Given request:
Only lines with the string "this" matter here; gather them from the material below.

Records provided:
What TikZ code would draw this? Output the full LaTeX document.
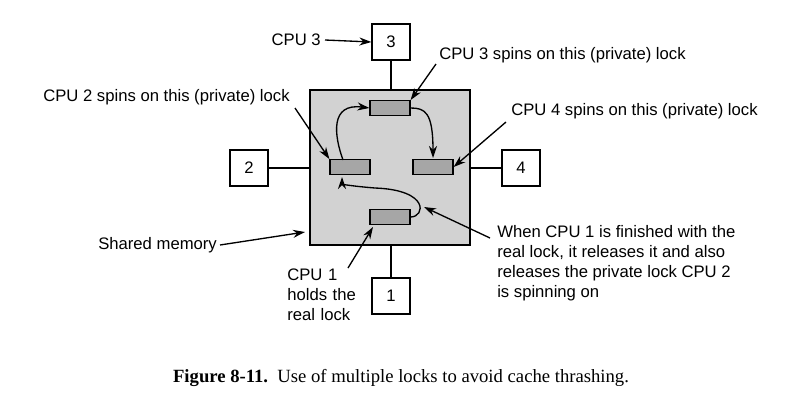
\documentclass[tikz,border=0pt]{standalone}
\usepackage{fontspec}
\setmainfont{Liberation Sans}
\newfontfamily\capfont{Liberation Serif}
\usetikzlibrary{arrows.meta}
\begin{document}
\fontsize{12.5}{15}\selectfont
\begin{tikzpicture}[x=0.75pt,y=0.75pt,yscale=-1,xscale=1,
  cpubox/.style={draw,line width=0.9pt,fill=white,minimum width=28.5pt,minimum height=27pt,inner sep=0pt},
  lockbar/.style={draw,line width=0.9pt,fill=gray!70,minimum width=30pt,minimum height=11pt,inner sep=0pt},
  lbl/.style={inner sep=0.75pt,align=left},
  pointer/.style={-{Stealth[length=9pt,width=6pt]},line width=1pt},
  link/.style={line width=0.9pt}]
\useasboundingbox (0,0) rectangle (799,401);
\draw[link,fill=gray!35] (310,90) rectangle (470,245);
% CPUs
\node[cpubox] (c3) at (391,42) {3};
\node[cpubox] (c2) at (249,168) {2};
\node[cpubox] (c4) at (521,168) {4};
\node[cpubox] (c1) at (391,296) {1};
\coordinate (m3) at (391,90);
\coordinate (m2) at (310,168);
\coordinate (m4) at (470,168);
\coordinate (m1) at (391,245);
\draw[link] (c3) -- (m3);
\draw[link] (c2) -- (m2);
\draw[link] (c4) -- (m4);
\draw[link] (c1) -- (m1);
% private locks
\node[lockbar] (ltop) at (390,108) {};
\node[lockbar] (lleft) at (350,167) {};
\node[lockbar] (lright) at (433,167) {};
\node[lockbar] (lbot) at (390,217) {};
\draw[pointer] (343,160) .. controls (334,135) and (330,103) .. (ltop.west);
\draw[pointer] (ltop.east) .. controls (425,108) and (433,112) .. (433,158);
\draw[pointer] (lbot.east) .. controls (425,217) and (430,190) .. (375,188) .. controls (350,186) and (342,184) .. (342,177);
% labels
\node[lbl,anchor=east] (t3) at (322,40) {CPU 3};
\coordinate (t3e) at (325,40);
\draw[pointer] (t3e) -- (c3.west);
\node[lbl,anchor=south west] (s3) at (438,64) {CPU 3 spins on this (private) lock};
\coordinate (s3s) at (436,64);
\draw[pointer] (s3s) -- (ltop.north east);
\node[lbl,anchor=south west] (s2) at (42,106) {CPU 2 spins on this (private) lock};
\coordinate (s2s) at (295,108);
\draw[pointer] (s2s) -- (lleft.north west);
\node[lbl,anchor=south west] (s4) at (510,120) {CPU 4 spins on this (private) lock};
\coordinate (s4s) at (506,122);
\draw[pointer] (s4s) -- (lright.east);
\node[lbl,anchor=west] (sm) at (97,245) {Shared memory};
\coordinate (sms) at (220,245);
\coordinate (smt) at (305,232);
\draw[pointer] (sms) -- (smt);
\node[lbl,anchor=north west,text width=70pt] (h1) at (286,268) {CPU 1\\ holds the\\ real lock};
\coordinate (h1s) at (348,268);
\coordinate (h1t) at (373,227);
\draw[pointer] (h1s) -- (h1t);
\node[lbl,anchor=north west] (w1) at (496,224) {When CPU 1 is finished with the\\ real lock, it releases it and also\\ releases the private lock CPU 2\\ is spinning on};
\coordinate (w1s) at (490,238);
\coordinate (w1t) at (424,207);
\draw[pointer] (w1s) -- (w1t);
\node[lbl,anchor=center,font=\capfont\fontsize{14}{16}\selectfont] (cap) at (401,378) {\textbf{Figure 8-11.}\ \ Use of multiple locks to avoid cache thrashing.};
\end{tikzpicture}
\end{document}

---

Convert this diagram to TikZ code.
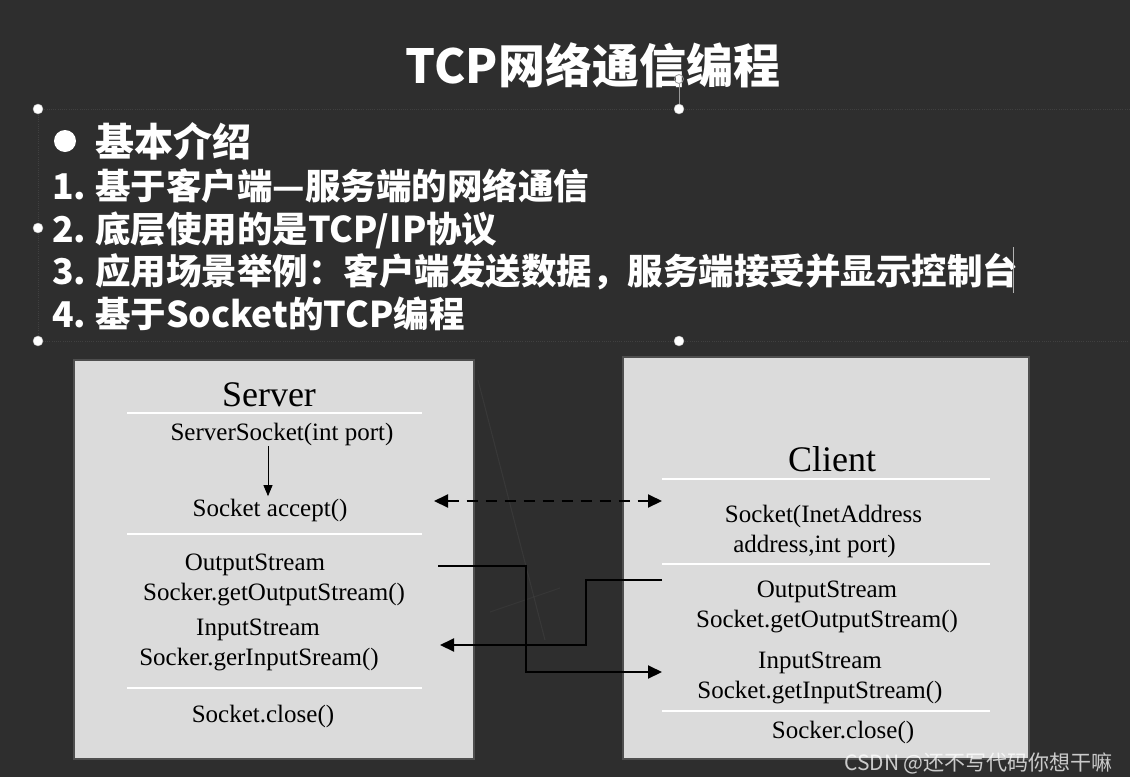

--

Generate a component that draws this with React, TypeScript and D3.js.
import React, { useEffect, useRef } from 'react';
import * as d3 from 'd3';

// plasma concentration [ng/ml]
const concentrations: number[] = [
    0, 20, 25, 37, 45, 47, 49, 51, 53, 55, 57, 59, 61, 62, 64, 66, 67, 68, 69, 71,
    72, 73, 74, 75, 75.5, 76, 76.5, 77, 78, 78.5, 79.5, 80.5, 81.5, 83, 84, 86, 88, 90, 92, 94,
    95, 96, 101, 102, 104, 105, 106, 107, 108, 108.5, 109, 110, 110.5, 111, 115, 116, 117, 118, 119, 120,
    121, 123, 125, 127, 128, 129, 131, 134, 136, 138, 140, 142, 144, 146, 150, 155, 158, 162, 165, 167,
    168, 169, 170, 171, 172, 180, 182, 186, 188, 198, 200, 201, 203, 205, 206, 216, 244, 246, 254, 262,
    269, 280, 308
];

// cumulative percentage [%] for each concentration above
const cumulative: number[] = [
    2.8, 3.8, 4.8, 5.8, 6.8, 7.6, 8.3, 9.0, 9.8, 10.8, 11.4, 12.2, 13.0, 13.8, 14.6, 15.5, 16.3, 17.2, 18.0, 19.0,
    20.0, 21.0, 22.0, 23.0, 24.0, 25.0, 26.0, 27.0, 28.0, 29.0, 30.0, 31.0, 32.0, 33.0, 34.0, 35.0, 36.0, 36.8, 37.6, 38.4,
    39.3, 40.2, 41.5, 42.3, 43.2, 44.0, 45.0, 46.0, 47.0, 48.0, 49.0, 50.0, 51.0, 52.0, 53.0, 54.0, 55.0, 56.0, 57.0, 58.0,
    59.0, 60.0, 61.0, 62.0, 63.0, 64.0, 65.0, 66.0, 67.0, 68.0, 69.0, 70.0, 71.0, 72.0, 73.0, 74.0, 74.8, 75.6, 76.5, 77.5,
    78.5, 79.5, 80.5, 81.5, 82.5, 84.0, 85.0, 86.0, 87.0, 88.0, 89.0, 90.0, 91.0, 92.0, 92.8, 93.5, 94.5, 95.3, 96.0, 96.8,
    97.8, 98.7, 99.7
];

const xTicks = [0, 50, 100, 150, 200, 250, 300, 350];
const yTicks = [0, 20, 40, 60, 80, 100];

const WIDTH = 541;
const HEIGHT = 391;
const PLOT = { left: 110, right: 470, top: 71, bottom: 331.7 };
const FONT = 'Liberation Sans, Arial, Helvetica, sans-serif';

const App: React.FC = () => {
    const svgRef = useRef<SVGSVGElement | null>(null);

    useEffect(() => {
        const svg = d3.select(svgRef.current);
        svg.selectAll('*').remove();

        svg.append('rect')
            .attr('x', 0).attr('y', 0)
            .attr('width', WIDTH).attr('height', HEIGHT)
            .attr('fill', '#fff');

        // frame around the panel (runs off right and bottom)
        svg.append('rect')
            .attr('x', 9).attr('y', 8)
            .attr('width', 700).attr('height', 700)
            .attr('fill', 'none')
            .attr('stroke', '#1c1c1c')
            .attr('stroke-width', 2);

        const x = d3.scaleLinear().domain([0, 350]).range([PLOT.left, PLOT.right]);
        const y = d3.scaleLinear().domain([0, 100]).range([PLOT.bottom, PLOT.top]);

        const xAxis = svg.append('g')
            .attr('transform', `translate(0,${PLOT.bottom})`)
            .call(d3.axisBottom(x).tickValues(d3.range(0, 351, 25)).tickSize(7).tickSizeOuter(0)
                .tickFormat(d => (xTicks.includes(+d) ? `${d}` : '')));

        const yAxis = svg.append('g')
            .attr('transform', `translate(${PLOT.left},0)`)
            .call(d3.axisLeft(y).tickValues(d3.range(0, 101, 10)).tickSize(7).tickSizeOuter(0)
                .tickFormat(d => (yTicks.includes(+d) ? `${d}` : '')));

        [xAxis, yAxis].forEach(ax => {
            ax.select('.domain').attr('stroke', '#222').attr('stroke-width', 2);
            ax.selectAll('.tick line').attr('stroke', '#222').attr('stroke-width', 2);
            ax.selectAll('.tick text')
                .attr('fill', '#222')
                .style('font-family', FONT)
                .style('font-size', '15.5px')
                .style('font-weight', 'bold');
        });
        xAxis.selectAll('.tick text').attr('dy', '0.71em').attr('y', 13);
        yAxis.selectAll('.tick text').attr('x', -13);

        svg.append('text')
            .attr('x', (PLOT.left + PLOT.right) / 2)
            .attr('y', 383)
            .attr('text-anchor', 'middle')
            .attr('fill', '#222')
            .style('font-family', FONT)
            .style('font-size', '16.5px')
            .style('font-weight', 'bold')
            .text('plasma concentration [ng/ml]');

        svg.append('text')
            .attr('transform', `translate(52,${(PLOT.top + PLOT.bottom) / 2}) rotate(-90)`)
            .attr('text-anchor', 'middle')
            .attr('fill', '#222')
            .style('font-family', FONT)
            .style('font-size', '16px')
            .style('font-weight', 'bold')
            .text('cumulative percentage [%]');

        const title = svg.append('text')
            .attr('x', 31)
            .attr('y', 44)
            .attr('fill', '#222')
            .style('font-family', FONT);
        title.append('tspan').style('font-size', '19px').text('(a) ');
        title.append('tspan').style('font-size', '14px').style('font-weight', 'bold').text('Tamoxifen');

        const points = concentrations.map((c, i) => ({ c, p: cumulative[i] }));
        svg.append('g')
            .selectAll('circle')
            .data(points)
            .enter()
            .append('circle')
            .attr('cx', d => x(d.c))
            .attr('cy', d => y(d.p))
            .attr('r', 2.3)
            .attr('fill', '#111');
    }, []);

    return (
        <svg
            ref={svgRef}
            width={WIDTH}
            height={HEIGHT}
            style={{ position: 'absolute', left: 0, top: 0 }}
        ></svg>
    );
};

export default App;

Worked solution:
What TikZ code would draw this? Output the full LaTeX document.
\node[lbl,anchor=south west] (s3) at (438,64) {CPU 3 spins on this (private) lock};
\node[lbl,anchor=south west] (s2) at (42,106) {CPU 2 spins on this (private) lock};
\node[lbl,anchor=south west] (s4) at (510,120) {CPU 4 spins on this (private) lock};
Convert this diagram to TikZ code.
Generate a component that draws this with React, TypeScript and D3.js.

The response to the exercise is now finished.